Por conta disso, e do aumento da alavancagem da companhia, o mercado espera um eventual anúncio de mudanças na política de dividendos da ISA Cteep. A relação entre a dívida líquida e o Ebitda pode sair de 2,4x para mais de 4x em 2026, de acordo com os analistas do Bradesco BBI.
A companhia tem cerca de R$ 15 bilhões de investimentos (capex) até 2028, mas informou que vai manter a prática de distribuição de 75% do lucro líquido regulatório.
No caso da Taesa, a alavancagem já é alta, de 3,8x; e para o Bradesco BBI vai superar 4x em 2025.
Taesa mudou cálculo dos dividendos
A Taesa anunciou em 8 de maio a alteração de sua política de dividendos, o que levou a uma desvalorização da ação. Desde então, o papel cai 6,5% na B3.
Em 2024, a empresa deverá distribuir 75% do lucro líquido regulatório. A a partir de 2025, a intenção é aumentar para entre 90% e 100% do lucro líquido regulatório.
Até o ano passado, a distribuição era de 100% do lucro líquido IFRS, que em 2023 foi de R$ 1,4 bilhão, enquanto o lucro líquido regulatório ficou em R$ 1,1 bilhão ou 21% menos.
Ao anunciar a mudança, a Taesa citou as necessidades de recursos para seu plano de investimentos e a situação da alavancagem.
Para o mercado, a empresa começou a se mexer para segurar a alavancagem e manter seu rating de crédito AAA. E não se descarta a possibilidade de a empresa anunciar novas mudanças na distribuição. “Deveriam reduzir mais para o endividamento parar de subir logo”, disse um gestor.
A Taesa ainda tem em sua base acionária a Cemig, que detém 36,97% das ONs; 1,28% das PNS e 21,68% do capital total. Assim como a Eletrobras na ISA Cteep, a empresa também pode, a qualquer momento, optar por vender a participação.
Para outro gestor, na Taesa é mais forte a discussão sobre um payout menor na margem. Na ISA Cteep, as pressões da possível venda da fatia da Eletrobras e da decisão sobre a RBSE pesam mais sobre os papéis.
Posições vendidas
A posição alugada — de investidores que tomam o papel para montar posições vendidas — em ISA Cteep equivale a cerca de 16% das ações em circulação (free float) no mercado. As taxas para o aluguel, de 5%, estão elevadas e a quantidade de dias para zerar a posição é de 30.
Na Taesa, o aluguel representa 6,5% do free float, as taxas estão em 0,5% e a zeragem é possível em 27 dias.

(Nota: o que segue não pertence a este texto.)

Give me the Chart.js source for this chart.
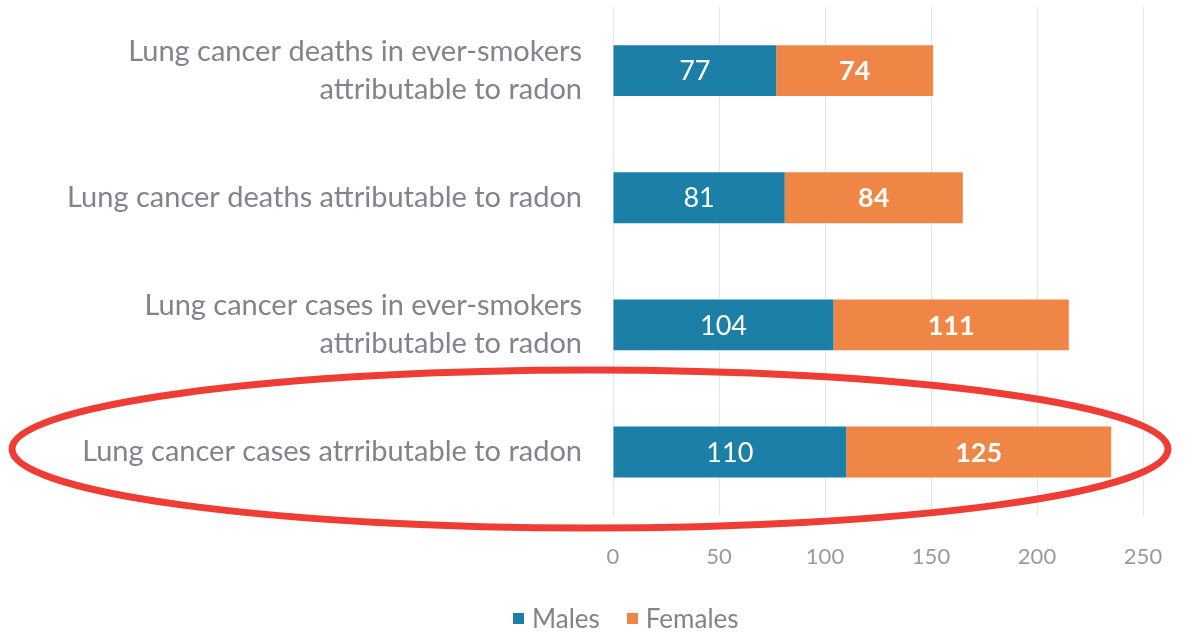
<!DOCTYPE html>
<html>
<head>
<meta charset="utf-8">
<script src="https://cdn.jsdelivr.net/npm/chart.js@4/dist/chart.umd.min.js"></script>
<style>
  html, body { margin: 0; padding: 0; background: #fff; }
  #wrap { width: 1195px; height: 637px; position: relative; }
  #legend { position: absolute; left: 513px; top: 602px; display: flex; align-items: center;
            font-family: Lato, sans-serif; font-size: 26px; color: #85818e; }
  #legend span.box { display: inline-block; width: 11px; height: 11px; margin-right: 8px; }
  #legend span.item { display: inline-flex; align-items: center; margin-right: 27px; }
</style>
</head>
<body>
<div id="wrap"><canvas id="radonChart"></canvas><div id="legend"></div></div>
<script>
const categories = [
    ['Lung cancer deaths in ever-smokers', 'attributable to radon'],
    'Lung cancer deaths attributable to radon',
    ['Lung cancer cases in ever-smokers', 'attributable to radon'],
    'Lung cancer cases atrributable to radon'
]
const males = [77, 81, 104, 110]
const females = [74, 84, 111, 125]
const xTicks = [0, 50, 100, 150, 200, 250]

const BLUE = '#1b7fa7'
const ORANGE = '#ef8645'
const GREY = '#85818e'

// white numbers inside every segment, females in bold
const barLabels = {
    id: 'barLabels',
    afterDatasetsDraw(chart) {
        const { ctx } = chart
        chart.data.datasets.forEach((ds, i) => {
            const meta = chart.getDatasetMeta(i)
            meta.data.forEach((bar, j) => {
                const cx = (bar.x + bar.base) / 2
                ctx.save()
                ctx.fillStyle = '#ffffff'
                ctx.font = (i === 1 ? 'bold ' : '') + '27px Lato'
                ctx.textAlign = 'center'
                ctx.textBaseline = 'middle'
                ctx.fillText(ds.data[j], cx, bar.y + 1)
                ctx.restore()
            })
        })
    }
}

// red ring round the last row
const highlightRing = {
    id: 'highlightRing',
    afterDraw(chart) {
        const { ctx } = chart
        const y = chart.scales.y.getPixelForValue(categories.length - 1) - 3
        ctx.save()
        ctx.strokeStyle = '#ef3d35'
        ctx.lineWidth = 7
        ctx.beginPath()
        ctx.ellipse(590, y, 578, 79, 0, 0, Math.PI * 2)
        ctx.stroke()
        ctx.restore()
    }
}

const ctx = document.getElementById('radonChart').getContext('2d')
const radonChart = new Chart(ctx, {
    type: 'bar',
    data: {
        labels: categories,
        datasets: [
            { label: 'Males', data: males, backgroundColor: BLUE },
            { label: 'Females', data: females, backgroundColor: ORANGE }
        ]
    },
    options: {
        indexAxis: 'y',
        responsive: true,
        maintainAspectRatio: false,
        animation: false,
        layout: { padding: { top: 7, right: 52, bottom: 39, left: 0 } },
        categoryPercentage: 1,
        barPercentage: 0.4,
        scales: {
            x: {
                stacked: true,
                min: 0,
                max: 250,
                afterBuildTicks: axis => { axis.ticks = xTicks.map(v => ({ value: v })) },
                border: { display: false },
                grid: { color: '#e6e6ea', lineWidth: 1, drawTicks: false },
                ticks: { color: '#999aa0', font: { family: 'Lato', size: 22 }, padding: 28 }
            },
            y: {
                stacked: true,
                afterFit: axis => {
                    axis.width = 613
                    axis.paddingTop = 0
                    axis.paddingBottom = 0
                },
                border: { display: false },
                grid: { display: false, drawTicks: false },
                ticks: {
                    color: GREY,
                    padding: 31,
                    font: { family: 'Lato', size: 29, lineHeight: 1.31 }
                }
            }
        },
        plugins: {
            legend: { display: false },
            tooltip: { enabled: false }
        }
    },
    plugins: [barLabels, highlightRing]
})

// legend under the axis, built from the datasets
const legendEl = document.getElementById('legend')
radonChart.data.datasets.forEach(ds => {
    const item = document.createElement('span')
    item.className = 'item'
    const box = document.createElement('span')
    box.className = 'box'
    box.style.background = ds.backgroundColor
    item.appendChild(box)
    item.appendChild(document.createTextNode(ds.label))
    legendEl.appendChild(item)
})
</script>
</body>
</html>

“Mas é importante destacar que, mesmo com as reduções de payout, os yields em si dessas empresas não são horrorosos, embora possivelmente menores do que foram nos últimos anos. O que gerou essa situação foi a perspectiva de incremento do negócio, após as aquisições que ambas fizeram nos leilões de transmissão”, pondera o gestor.
O J.P Morgan tem preço-alvo de R$ 31 para Taesa em dezembro de 2025. Trata-se de um potencial de desvalorização de 7% em relação à cotação atual (R$ 33,35 em 18/6). Para a ISA CTEEP o target é de R$ 25, cotação atual de mercado.